3. This makes it clear that although the amendment came into operation from 21.08.1984 the Legislature by the said amendment only wanted to make clear the law on the
subject which according to it was prevalent from the very inception. Thus it is clear that the industrial dispute would neither abate nor otherwise come to an end merely because the workman who was a party to the dispute had died pending the adjudication of the dispute."

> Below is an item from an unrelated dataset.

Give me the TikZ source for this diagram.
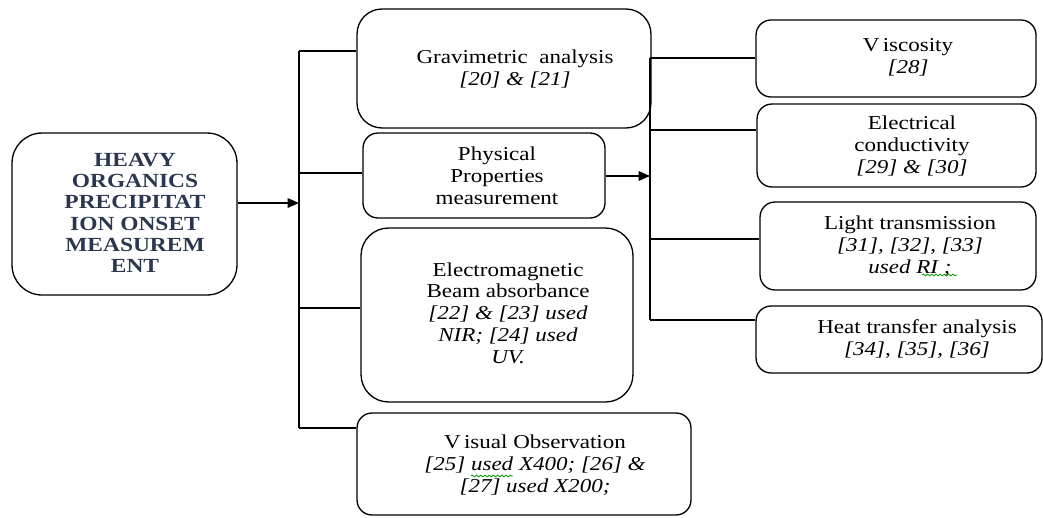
\documentclass[tikz,border=0pt]{standalone}
\usepackage{fontspec}
\setmainfont{Liberation Serif}[FakeStretch=1.17]
\usetikzlibrary{arrows.meta,decorations.pathmorphing}
\definecolor{navy}{HTML}{2B3650}
\begin{document}
\begin{tikzpicture}[x=0.02cm,y=-0.02cm,
  box/.style={draw, line width=0.75pt, rounded corners=0.3cm, inner sep=0pt},
  lbl/.style={align=center, inner sep=0pt, font=\fontsize{11.2}{12.4}\selectfont},
  conn/.style={line width=0.75pt},
  arr/.style={line width=0.75pt, -{Triangle[length=6.5pt,width=5.5pt]}},
  spell/.style={green!60!black, line width=0.45pt, decorate, decoration={snake, amplitude=0.5pt, segment length=2.4pt}}]
\useasboundingbox (0,0) rectangle (1043,517);
% boxes
\node[box, rounded corners=0.6cm, minimum width=4.5cm, minimum height=3.24cm] (heavy) at (124.5,214) {};
\node[box, rounded corners=0.5cm, minimum width=5.88cm, minimum height=2.38cm] (grav) at (504,68.5) {};
\node[box, minimum width=4.84cm, minimum height=1.7cm] (phys) at (484,175.5) {};
\node[box, rounded corners=0.55cm, minimum width=5.44cm, minimum height=3.48cm] (em) at (497,315) {};
\node[box, minimum width=6.68cm, minimum height=2.04cm] (vis) at (524,464) {};
\node[box, minimum width=5.6cm, minimum height=1.54cm] (visc) at (896,58.5) {};
\node[box, minimum width=5.58cm, minimum height=1.66cm] (elec) at (896.5,145.5) {};
\node[box, minimum width=5.52cm, minimum height=1.76cm] (light) at (898,246) {};
\node[box, minimum width=5.72cm, minimum height=1.34cm] (heat) at (899,339.5) {};
% texts
\node[lbl, text=navy, font=\fontsize{11.4}{12.1}\selectfont\bfseries] (theavy) at (135,213) {HEAVY\\ORGANICS\\PRECIPITAT\\ION ONSET\\MEASUREM\\ENT};
\node[lbl] (tgrav) at (515,69) {Gravimetric\ \ analysis\\\textit{[20] \& [21]}};
\node[lbl] (tphys) at (497,176) {Physical\\Properties\\measurement};
\node[lbl] (tem) at (508,313) {Electromagnetic\\Beam absorbance\\\textit{[22] \& [23] used}\\\textit{NIR; [24] used}\\\textit{UV.}};
\node[lbl] (tvis) at (535,465) {V\,isual Observation\\\textit{[25] used X400; [26] \&}\\\textit{[27] used X200;}};
\node[lbl] (tvisc) at (908,57) {V\,iscosity\\\textit{[28]}};
\node[lbl] (telec) at (912,146) {Electrical\\conductivity\\\textit{[29] \& [30]}};
\node[lbl] (tlight) at (910,246) {Light transmission\\\textit{[31], [32], [33]}\\\textit{used RI ;}};
\node[lbl] (theat) at (917,339) {Heat transfer analysis\\\textit{[34], [35], [36]}};
% spell-check marks
\draw[spell] (471,476) -- (513,476);
\draw[spell] (922,275) -- (957,275);
% left bus
\coordinate (b1) at (299,203);
\coordinate (btop) at (299,51);
\coordinate (bphys) at (299,173);
\coordinate (bem) at (299,308);
\coordinate (bbot) at (299,428);
\draw[arr] (heavy.east |- b1) -- (b1);
\draw[conn] (btop) -- (bbot);
\draw[conn] (btop) -- (grav.west |- btop);
\draw[conn] (bphys) -- (phys.west |- bphys);
\draw[conn] (bem) -- (em.west |- bem);
\draw[conn] (bbot) -- (vis.west |- bbot);
% right bus
\coordinate (rtop) at (650,58);
\coordinate (relec) at (650,130);
\coordinate (rphys) at (650,176);
\coordinate (rlight) at (650,239);
\coordinate (rbot) at (650,320);
\draw[conn] (rtop) -- (rbot);
\draw[conn] (rtop) -- (visc.west |- rtop);
\draw[conn] (relec) -- (elec.west |- relec);
\draw[conn] (rlight) -- (light.west |- rlight);
\draw[conn] (rbot) -- (heat.west |- rbot);
\draw[arr] (phys.east |- rphys) -- (rphys);
\end{tikzpicture}
\end{document}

14. In view of the provision made in sub-section (8) of Section 10 of
the Act, 1947 and also the law laid down by the Supreme Court in cases referred hereinabove, I am of the opinion that the submission made by the learned counsel for the petitioners does not have any legal substance and therefore the same is rejected. However, in the facts and circumstances of the case, the right of the petitioners/claimants closed by the Tribunal of cross-examining the witnesses produced by the management is set aside and one more opportunity is granted to the petitioners/claimants to cross-examine the witnesses produced by the management.

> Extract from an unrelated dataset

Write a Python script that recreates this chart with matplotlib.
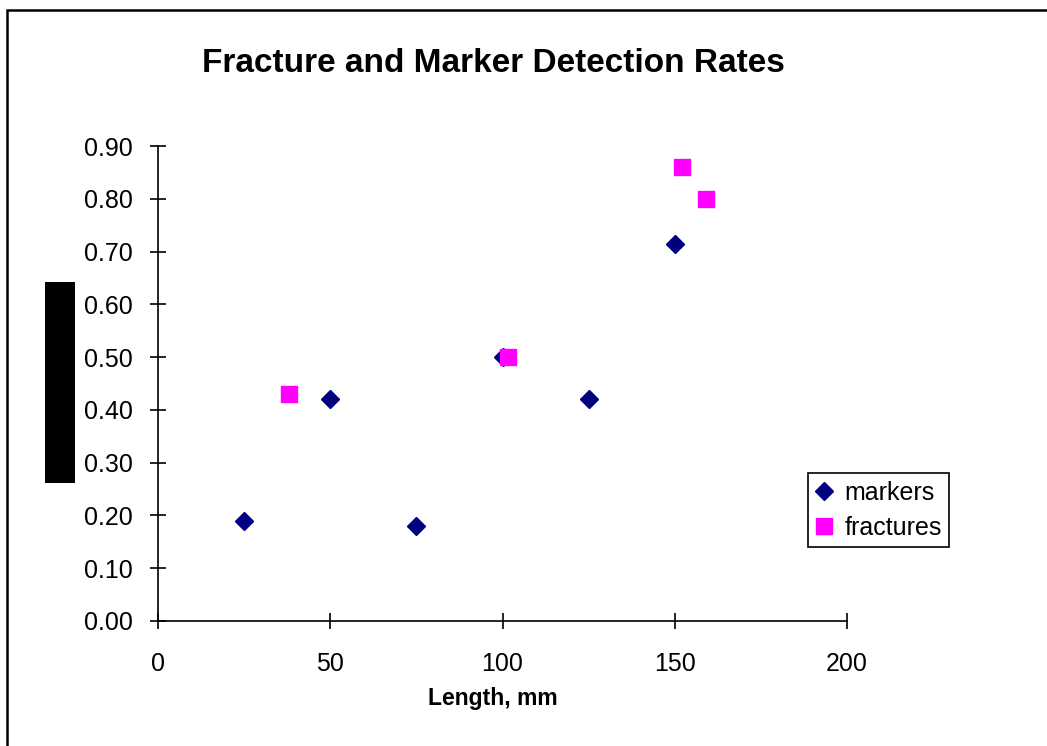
import matplotlib
matplotlib.use('Agg')
import matplotlib.pyplot as plt
from matplotlib.patches import Rectangle

plt.rcParams['font.family'] = ['Liberation Sans', 'DejaVu Sans']

# data
marker_len = [25, 50, 75, 100, 125, 150]
marker_rate = [0.19, 0.42, 0.18, 0.50, 0.42, 0.715]
fracture_len = [38, 101.5, 152, 159]
fracture_rate = [0.43, 0.50, 0.86, 0.80]

fig = plt.figure(figsize=(10.47, 7.46), dpi=100)
ax = fig.add_axes([158 / 1047, 1 - 621 / 746, (847 - 158) / 1047, (621 - 146) / 746])

ax.plot(marker_len, marker_rate, linestyle='none', marker='D', markersize=9,
        color='#000080', label='markers', clip_on=False, zorder=3)
ax.plot(fracture_len, fracture_rate, linestyle='none', marker='s', markersize=11.5,
        color='#FF00FF', label='fractures', clip_on=False, zorder=4)

ax.set_xlim(0, 200)
ax.set_ylim(0, 0.9)
ax.set_xticks([0, 50, 100, 150, 200])
ax.set_yticks([i / 10 for i in range(10)])
ax.set_yticklabels([f'{i / 10:.2f}' for i in range(10)])
ax.spines['top'].set_visible(False)
ax.spines['right'].set_visible(False)
for s in ('left', 'bottom'):
    ax.spines[s].set_linewidth(1.2)
ax.tick_params(direction='inout', length=12, width=1.2, labelsize=18)
ax.tick_params(axis='y', pad=12)
ax.tick_params(axis='x', pad=16)

fig.text(493 / 1047, 1 - 63 / 746, 'Fracture and Marker Detection Rates',
         ha='center', va='center', fontsize=24, fontweight='bold')
fig.text(493 / 1047, 1 - 699 / 746, 'Length, mm',
         ha='center', va='center', fontsize=16.5, fontweight='bold')

# redacted y label block
fig.add_artist(Rectangle((45 / 1047, 1 - 483 / 746), 30 / 1047, 201 / 746,
                         transform=fig.transFigure, facecolor='black', edgecolor='none'))
# chart border (runs off the right and bottom edges)
fig.add_artist(Rectangle((7 / 1047, -0.05), 1.1, 1.05 - 10 / 746,
                         transform=fig.transFigure, facecolor='none',
                         edgecolor='black', linewidth=1.8, clip_on=False))

leg = fig.legend(loc='upper left', bbox_to_anchor=(808 / 1047, 1 - 473 / 746),
                 fontsize=18, frameon=True, fancybox=False, edgecolor='black',
                 framealpha=1, handlelength=0.7, handletextpad=0.45,
                 borderpad=0.3, labelspacing=0.45, borderaxespad=0)
leg.get_frame().set_linewidth(1.2)

fig.savefig('out.png', dpi=100)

15. With the aforesaid, the order dated 28.05.2019 (Annexure P/5) is accordingly modified to the extent that the petitioners/claimants be given one more opportunity to cross-examine the witnesses produced by the management and if the same is not done by the petitioners/claimants then it is for the Tribunal to proceed in accordance with law and the Tribunal can close the right of the petitioners/claimants to cross- examine the witnesses.
16. Accordingly, the petition is allowed in part clarifying that the enquiry may be continued but one more opportunity be provided to the claimants to cross-examine the witnesses produced by the prosecution.